__Prompt__. Skip the pictures and repeat each line of the data exactly.

--- Information supplied ---

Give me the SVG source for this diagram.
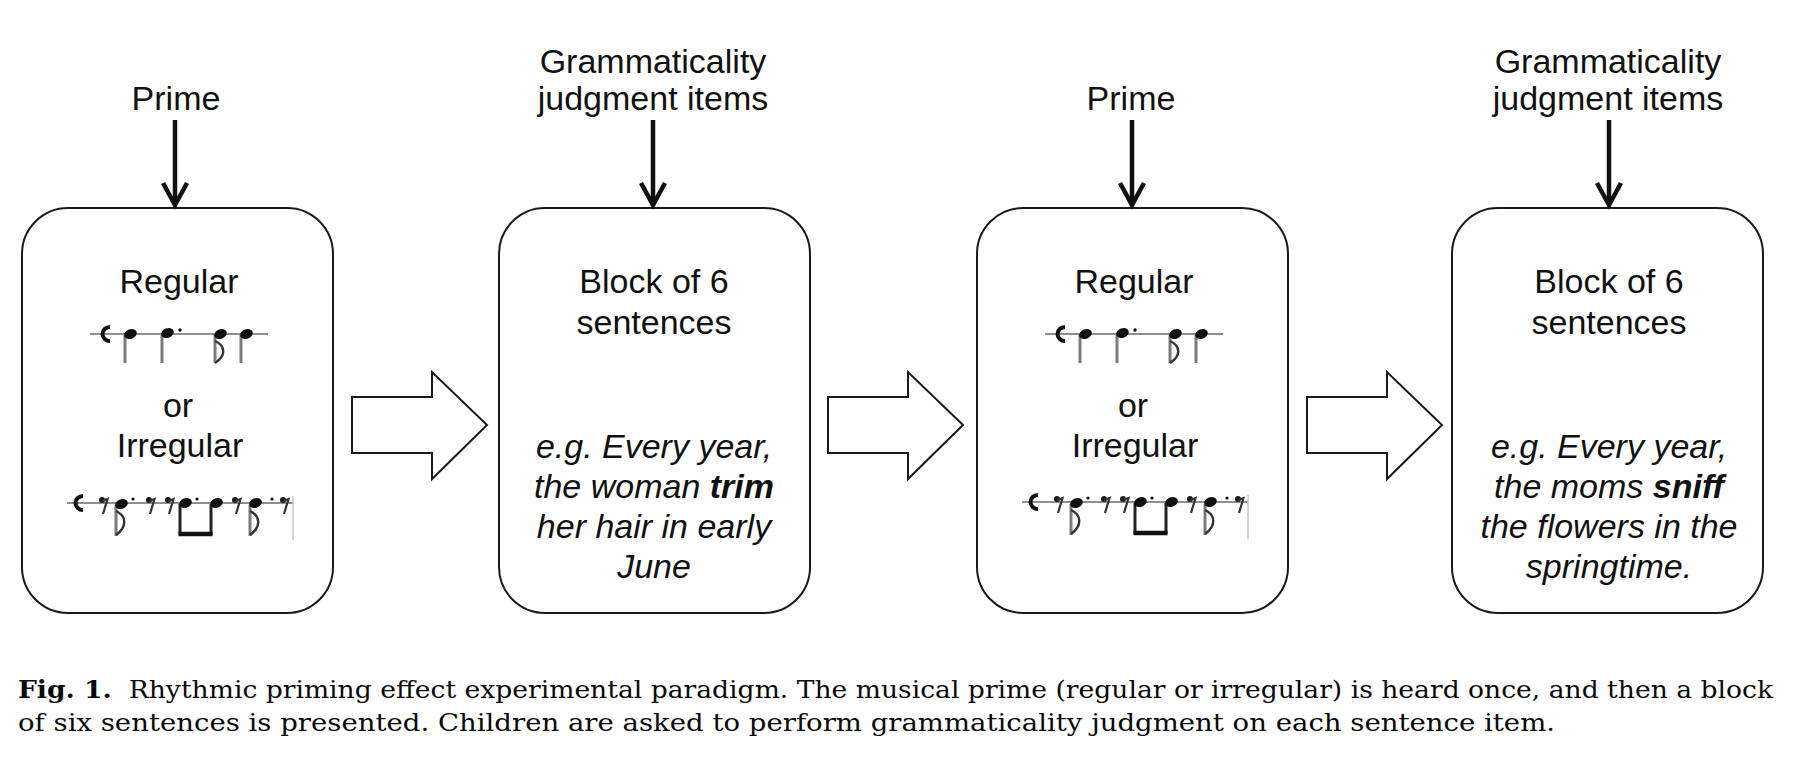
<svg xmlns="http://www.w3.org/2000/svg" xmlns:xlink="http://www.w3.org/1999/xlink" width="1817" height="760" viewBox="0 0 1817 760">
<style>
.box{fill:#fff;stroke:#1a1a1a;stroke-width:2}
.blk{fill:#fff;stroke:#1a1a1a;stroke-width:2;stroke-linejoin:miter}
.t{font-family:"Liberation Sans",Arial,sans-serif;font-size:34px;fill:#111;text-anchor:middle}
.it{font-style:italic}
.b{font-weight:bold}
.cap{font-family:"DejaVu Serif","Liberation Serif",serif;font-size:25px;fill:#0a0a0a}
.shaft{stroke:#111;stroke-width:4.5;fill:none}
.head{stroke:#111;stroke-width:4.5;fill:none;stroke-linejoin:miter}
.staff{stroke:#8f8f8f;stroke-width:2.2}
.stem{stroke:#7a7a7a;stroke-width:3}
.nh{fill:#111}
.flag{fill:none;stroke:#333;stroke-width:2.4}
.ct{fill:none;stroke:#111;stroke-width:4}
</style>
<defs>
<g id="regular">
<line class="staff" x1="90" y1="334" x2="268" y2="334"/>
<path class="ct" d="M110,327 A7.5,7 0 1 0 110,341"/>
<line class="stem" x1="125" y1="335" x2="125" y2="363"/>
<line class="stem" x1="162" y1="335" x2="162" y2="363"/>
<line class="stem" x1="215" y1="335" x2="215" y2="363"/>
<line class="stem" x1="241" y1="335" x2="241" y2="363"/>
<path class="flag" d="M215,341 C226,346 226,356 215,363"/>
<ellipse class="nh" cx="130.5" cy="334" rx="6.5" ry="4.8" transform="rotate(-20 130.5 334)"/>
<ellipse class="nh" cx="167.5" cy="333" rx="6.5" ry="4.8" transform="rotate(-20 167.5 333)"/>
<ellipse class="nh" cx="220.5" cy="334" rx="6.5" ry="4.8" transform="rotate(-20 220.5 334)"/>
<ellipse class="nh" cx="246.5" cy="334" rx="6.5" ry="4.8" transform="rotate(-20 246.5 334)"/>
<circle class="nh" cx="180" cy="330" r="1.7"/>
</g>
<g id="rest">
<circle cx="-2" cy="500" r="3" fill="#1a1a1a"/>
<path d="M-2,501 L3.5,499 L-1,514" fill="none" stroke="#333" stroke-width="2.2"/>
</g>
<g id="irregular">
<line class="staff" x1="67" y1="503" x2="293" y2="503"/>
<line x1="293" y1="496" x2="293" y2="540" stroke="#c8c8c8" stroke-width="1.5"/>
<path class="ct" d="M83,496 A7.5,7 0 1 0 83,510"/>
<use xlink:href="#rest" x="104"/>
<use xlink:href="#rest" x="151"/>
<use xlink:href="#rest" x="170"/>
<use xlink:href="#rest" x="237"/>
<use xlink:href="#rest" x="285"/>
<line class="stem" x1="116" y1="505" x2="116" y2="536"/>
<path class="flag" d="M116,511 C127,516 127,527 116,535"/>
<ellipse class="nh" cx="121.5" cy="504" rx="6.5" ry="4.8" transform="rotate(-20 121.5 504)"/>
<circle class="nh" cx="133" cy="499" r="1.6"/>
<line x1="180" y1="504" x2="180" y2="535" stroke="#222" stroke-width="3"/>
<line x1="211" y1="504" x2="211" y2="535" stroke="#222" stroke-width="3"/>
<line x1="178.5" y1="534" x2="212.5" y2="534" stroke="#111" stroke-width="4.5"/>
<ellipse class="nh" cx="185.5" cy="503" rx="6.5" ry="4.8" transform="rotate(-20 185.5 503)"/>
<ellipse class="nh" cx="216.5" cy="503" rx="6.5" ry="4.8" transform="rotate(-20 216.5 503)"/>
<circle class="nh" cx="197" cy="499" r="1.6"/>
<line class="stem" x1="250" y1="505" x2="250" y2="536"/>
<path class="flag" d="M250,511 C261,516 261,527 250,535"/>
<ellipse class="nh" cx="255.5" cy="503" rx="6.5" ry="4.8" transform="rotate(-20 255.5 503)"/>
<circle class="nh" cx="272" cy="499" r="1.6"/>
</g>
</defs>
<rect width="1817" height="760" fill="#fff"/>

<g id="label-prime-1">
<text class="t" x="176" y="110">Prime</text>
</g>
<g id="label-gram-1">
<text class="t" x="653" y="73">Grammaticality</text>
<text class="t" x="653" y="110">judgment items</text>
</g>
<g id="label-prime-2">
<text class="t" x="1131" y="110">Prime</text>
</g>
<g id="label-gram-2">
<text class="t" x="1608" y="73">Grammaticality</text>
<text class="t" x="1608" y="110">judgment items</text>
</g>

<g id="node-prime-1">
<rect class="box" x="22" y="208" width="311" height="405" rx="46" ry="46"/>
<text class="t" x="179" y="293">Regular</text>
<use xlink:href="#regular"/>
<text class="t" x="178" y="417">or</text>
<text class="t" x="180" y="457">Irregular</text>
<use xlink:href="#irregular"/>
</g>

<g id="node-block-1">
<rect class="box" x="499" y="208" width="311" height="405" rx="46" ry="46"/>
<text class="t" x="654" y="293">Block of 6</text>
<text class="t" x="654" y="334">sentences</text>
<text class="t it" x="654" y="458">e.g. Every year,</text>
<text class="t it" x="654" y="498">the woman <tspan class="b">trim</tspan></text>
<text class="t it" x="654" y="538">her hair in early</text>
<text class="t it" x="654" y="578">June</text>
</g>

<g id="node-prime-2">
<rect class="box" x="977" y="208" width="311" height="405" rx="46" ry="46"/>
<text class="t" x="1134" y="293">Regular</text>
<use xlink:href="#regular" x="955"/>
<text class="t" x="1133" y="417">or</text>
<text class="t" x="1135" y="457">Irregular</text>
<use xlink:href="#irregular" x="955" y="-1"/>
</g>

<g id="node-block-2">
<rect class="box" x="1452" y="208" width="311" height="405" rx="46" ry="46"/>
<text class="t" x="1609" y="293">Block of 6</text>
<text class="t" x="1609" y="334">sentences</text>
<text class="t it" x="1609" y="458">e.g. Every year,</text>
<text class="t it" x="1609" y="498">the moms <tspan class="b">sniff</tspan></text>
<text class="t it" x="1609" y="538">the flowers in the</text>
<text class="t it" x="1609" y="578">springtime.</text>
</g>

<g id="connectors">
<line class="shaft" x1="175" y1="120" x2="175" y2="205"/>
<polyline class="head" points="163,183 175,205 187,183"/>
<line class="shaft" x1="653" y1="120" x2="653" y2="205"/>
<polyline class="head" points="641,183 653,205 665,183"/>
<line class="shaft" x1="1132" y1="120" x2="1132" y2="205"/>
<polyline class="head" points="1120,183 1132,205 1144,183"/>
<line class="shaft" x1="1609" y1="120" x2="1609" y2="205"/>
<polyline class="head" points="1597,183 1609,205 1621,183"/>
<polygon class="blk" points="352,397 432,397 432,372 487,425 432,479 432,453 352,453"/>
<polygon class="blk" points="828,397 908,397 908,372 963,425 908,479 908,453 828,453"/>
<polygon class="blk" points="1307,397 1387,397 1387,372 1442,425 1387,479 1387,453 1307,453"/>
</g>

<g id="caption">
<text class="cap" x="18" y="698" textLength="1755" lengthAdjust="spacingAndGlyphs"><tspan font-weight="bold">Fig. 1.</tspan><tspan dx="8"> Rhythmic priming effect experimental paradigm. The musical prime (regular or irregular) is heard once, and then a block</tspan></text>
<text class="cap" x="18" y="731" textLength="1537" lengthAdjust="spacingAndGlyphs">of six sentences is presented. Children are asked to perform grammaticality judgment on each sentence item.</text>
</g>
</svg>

---

__Final answer__.
Give me the SVG source for this diagram.
<svg xmlns="http://www.w3.org/2000/svg" xmlns:xlink="http://www.w3.org/1999/xlink" width="1817" height="760" viewBox="0 0 1817 760">
<style>
.box{fill:#fff;stroke:#1a1a1a;stroke-width:2}
.blk{fill:#fff;stroke:#1a1a1a;stroke-width:2;stroke-linejoin:miter}
.t{font-family:"Liberation Sans",Arial,sans-serif;font-size:34px;fill:#111;text-anchor:middle}
.it{font-style:italic}
.b{font-weight:bold}
.cap{font-family:"DejaVu Serif","Liberation Serif",serif;font-size:25px;fill:#0a0a0a}
.shaft{stroke:#111;stroke-width:4.5;fill:none}
.head{stroke:#111;stroke-width:4.5;fill:none;stroke-linejoin:miter}
.staff{stroke:#8f8f8f;stroke-width:2.2}
.stem{stroke:#7a7a7a;stroke-width:3}
.nh{fill:#111}
.flag{fill:none;stroke:#333;stroke-width:2.4}
.ct{fill:none;stroke:#111;stroke-width:4}
</style>
<defs>
<g id="regular">
<line class="staff" x1="90" y1="334" x2="268" y2="334"/>
<path class="ct" d="M110,327 A7.5,7 0 1 0 110,341"/>
<line class="stem" x1="125" y1="335" x2="125" y2="363"/>
<line class="stem" x1="162" y1="335" x2="162" y2="363"/>
<line class="stem" x1="215" y1="335" x2="215" y2="363"/>
<line class="stem" x1="241" y1="335" x2="241" y2="363"/>
<path class="flag" d="M215,341 C226,346 226,356 215,363"/>
<ellipse class="nh" cx="130.5" cy="334" rx="6.5" ry="4.8" transform="rotate(-20 130.5 334)"/>
<ellipse class="nh" cx="167.5" cy="333" rx="6.5" ry="4.8" transform="rotate(-20 167.5 333)"/>
<ellipse class="nh" cx="220.5" cy="334" rx="6.5" ry="4.8" transform="rotate(-20 220.5 334)"/>
<ellipse class="nh" cx="246.5" cy="334" rx="6.5" ry="4.8" transform="rotate(-20 246.5 334)"/>
<circle class="nh" cx="180" cy="330" r="1.7"/>
</g>
<g id="rest">
<circle cx="-2" cy="500" r="3" fill="#1a1a1a"/>
<path d="M-2,501 L3.5,499 L-1,514" fill="none" stroke="#333" stroke-width="2.2"/>
</g>
<g id="irregular">
<line class="staff" x1="67" y1="503" x2="293" y2="503"/>
<line x1="293" y1="496" x2="293" y2="540" stroke="#c8c8c8" stroke-width="1.5"/>
<path class="ct" d="M83,496 A7.5,7 0 1 0 83,510"/>
<use xlink:href="#rest" x="104"/>
<use xlink:href="#rest" x="151"/>
<use xlink:href="#rest" x="170"/>
<use xlink:href="#rest" x="237"/>
<use xlink:href="#rest" x="285"/>
<line class="stem" x1="116" y1="505" x2="116" y2="536"/>
<path class="flag" d="M116,511 C127,516 127,527 116,535"/>
<ellipse class="nh" cx="121.5" cy="504" rx="6.5" ry="4.8" transform="rotate(-20 121.5 504)"/>
<circle class="nh" cx="133" cy="499" r="1.6"/>
<line x1="180" y1="504" x2="180" y2="535" stroke="#222" stroke-width="3"/>
<line x1="211" y1="504" x2="211" y2="535" stroke="#222" stroke-width="3"/>
<line x1="178.5" y1="534" x2="212.5" y2="534" stroke="#111" stroke-width="4.5"/>
<ellipse class="nh" cx="185.5" cy="503" rx="6.5" ry="4.8" transform="rotate(-20 185.5 503)"/>
<ellipse class="nh" cx="216.5" cy="503" rx="6.5" ry="4.8" transform="rotate(-20 216.5 503)"/>
<circle class="nh" cx="197" cy="499" r="1.6"/>
<line class="stem" x1="250" y1="505" x2="250" y2="536"/>
<path class="flag" d="M250,511 C261,516 261,527 250,535"/>
<ellipse class="nh" cx="255.5" cy="503" rx="6.5" ry="4.8" transform="rotate(-20 255.5 503)"/>
<circle class="nh" cx="272" cy="499" r="1.6"/>
</g>
</defs>
<rect width="1817" height="760" fill="#fff"/>

<g id="label-prime-1">
<text class="t" x="176" y="110">Prime</text>
</g>
<g id="label-gram-1">
<text class="t" x="653" y="73">Grammaticality</text>
<text class="t" x="653" y="110">judgment items</text>
</g>
<g id="label-prime-2">
<text class="t" x="1131" y="110">Prime</text>
</g>
<g id="label-gram-2">
<text class="t" x="1608" y="73">Grammaticality</text>
<text class="t" x="1608" y="110">judgment items</text>
</g>

<g id="node-prime-1">
<rect class="box" x="22" y="208" width="311" height="405" rx="46" ry="46"/>
<text class="t" x="179" y="293">Regular</text>
<use xlink:href="#regular"/>
<text class="t" x="178" y="417">or</text>
<text class="t" x="180" y="457">Irregular</text>
<use xlink:href="#irregular"/>
</g>

<g id="node-block-1">
<rect class="box" x="499" y="208" width="311" height="405" rx="46" ry="46"/>
<text class="t" x="654" y="293">Block of 6</text>
<text class="t" x="654" y="334">sentences</text>
<text class="t it" x="654" y="458">e.g. Every year,</text>
<text class="t it" x="654" y="498">the woman <tspan class="b">trim</tspan></text>
<text class="t it" x="654" y="538">her hair in early</text>
<text class="t it" x="654" y="578">June</text>
</g>

<g id="node-prime-2">
<rect class="box" x="977" y="208" width="311" height="405" rx="46" ry="46"/>
<text class="t" x="1134" y="293">Regular</text>
<use xlink:href="#regular" x="955"/>
<text class="t" x="1133" y="417">or</text>
<text class="t" x="1135" y="457">Irregular</text>
<use xlink:href="#irregular" x="955" y="-1"/>
</g>

<g id="node-block-2">
<rect class="box" x="1452" y="208" width="311" height="405" rx="46" ry="46"/>
<text class="t" x="1609" y="293">Block of 6</text>
<text class="t" x="1609" y="334">sentences</text>
<text class="t it" x="1609" y="458">e.g. Every year,</text>
<text class="t it" x="1609" y="498">the moms <tspan class="b">sniff</tspan></text>
<text class="t it" x="1609" y="538">the flowers in the</text>
<text class="t it" x="1609" y="578">springtime.</text>
</g>

<g id="connectors">
<line class="shaft" x1="175" y1="120" x2="175" y2="205"/>
<polyline class="head" points="163,183 175,205 187,183"/>
<line class="shaft" x1="653" y1="120" x2="653" y2="205"/>
<polyline class="head" points="641,183 653,205 665,183"/>
<line class="shaft" x1="1132" y1="120" x2="1132" y2="205"/>
<polyline class="head" points="1120,183 1132,205 1144,183"/>
<line class="shaft" x1="1609" y1="120" x2="1609" y2="205"/>
<polyline class="head" points="1597,183 1609,205 1621,183"/>
<polygon class="blk" points="352,397 432,397 432,372 487,425 432,479 432,453 352,453"/>
<polygon class="blk" points="828,397 908,397 908,372 963,425 908,479 908,453 828,453"/>
<polygon class="blk" points="1307,397 1387,397 1387,372 1442,425 1387,479 1387,453 1307,453"/>
</g>

<g id="caption">
<text class="cap" x="18" y="698" textLength="1755" lengthAdjust="spacingAndGlyphs"><tspan font-weight="bold">Fig. 1.</tspan><tspan dx="8"> Rhythmic priming effect experimental paradigm. The musical prime (regular or irregular) is heard once, and then a block</tspan></text>
<text class="cap" x="18" y="731" textLength="1537" lengthAdjust="spacingAndGlyphs">of six sentences is presented. Children are asked to perform grammaticality judgment on each sentence item.</text>
</g>
</svg>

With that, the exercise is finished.